» **Given information**
________
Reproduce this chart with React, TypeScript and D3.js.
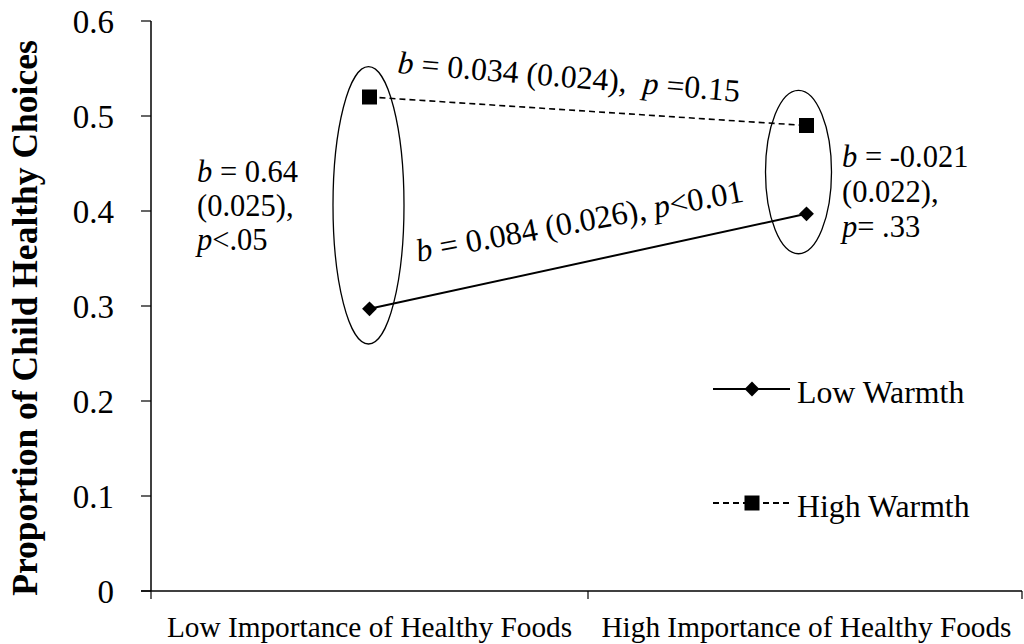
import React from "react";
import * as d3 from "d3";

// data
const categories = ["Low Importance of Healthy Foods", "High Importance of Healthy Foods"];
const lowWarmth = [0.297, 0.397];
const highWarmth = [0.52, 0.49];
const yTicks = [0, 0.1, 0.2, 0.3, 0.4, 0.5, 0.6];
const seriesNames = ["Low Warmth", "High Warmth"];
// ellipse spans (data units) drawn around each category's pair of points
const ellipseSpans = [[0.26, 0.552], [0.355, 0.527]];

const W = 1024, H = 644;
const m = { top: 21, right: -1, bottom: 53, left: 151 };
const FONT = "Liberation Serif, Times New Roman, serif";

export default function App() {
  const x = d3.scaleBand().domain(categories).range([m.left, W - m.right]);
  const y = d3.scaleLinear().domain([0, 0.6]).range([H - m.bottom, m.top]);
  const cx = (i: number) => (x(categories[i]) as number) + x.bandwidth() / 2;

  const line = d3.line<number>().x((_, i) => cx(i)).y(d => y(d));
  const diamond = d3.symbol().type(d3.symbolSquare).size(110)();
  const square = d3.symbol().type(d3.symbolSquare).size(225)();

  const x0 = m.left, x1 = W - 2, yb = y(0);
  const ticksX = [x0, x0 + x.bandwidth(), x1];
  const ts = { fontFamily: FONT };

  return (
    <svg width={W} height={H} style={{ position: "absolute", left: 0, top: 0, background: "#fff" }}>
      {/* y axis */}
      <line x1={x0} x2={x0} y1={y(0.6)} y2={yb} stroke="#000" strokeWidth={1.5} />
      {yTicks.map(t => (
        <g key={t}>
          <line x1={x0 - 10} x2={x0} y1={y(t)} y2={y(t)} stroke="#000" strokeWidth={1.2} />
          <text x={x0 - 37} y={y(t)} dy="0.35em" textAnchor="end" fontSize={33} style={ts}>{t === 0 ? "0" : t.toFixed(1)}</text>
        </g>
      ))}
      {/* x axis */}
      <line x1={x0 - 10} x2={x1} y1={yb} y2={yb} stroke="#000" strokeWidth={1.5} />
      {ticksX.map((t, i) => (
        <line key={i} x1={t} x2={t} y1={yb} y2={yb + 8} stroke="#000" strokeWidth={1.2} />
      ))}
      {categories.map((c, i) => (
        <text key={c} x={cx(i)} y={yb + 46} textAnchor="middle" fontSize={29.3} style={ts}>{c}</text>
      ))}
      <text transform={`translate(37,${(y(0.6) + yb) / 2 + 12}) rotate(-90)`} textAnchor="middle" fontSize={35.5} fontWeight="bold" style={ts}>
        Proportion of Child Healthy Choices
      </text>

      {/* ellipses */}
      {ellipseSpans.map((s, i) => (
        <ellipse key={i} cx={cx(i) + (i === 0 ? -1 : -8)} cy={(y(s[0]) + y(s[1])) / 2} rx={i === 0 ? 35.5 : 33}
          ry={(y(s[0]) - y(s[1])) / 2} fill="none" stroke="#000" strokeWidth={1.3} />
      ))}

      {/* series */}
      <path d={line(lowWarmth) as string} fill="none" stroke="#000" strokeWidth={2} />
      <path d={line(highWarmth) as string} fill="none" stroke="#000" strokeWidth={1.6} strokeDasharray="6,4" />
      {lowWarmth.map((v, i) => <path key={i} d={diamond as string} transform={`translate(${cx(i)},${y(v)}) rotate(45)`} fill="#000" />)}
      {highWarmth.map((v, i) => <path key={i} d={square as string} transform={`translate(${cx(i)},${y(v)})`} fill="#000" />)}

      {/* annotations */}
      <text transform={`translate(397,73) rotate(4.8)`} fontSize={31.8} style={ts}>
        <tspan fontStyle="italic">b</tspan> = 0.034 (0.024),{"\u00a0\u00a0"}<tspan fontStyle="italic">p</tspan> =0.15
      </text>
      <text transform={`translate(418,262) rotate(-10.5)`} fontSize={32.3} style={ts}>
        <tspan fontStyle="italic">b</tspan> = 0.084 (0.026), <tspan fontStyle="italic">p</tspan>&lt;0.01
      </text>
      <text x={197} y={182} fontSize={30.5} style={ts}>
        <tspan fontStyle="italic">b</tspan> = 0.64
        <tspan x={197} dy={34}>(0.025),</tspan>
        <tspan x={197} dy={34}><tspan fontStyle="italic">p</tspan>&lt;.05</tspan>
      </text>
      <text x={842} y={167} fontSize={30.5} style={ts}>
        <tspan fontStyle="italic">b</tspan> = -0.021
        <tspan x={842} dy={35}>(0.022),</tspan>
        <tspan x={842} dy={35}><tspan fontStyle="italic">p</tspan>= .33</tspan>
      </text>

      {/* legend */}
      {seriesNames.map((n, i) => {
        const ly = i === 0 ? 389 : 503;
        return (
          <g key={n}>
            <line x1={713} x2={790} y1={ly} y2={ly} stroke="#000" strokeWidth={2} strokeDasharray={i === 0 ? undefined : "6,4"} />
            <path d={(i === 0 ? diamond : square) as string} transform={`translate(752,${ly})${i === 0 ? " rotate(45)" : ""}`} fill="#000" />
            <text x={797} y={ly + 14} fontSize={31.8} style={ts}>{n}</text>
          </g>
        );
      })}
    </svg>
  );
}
________
» **Problem requirements**
Set the lines above down again, word for word, from the first through the one containing "import * as"; pictures excluded.

» **Task solution**
Reproduce this chart with React, TypeScript and D3.js.
import React from "react";
import * as d3 from "d3";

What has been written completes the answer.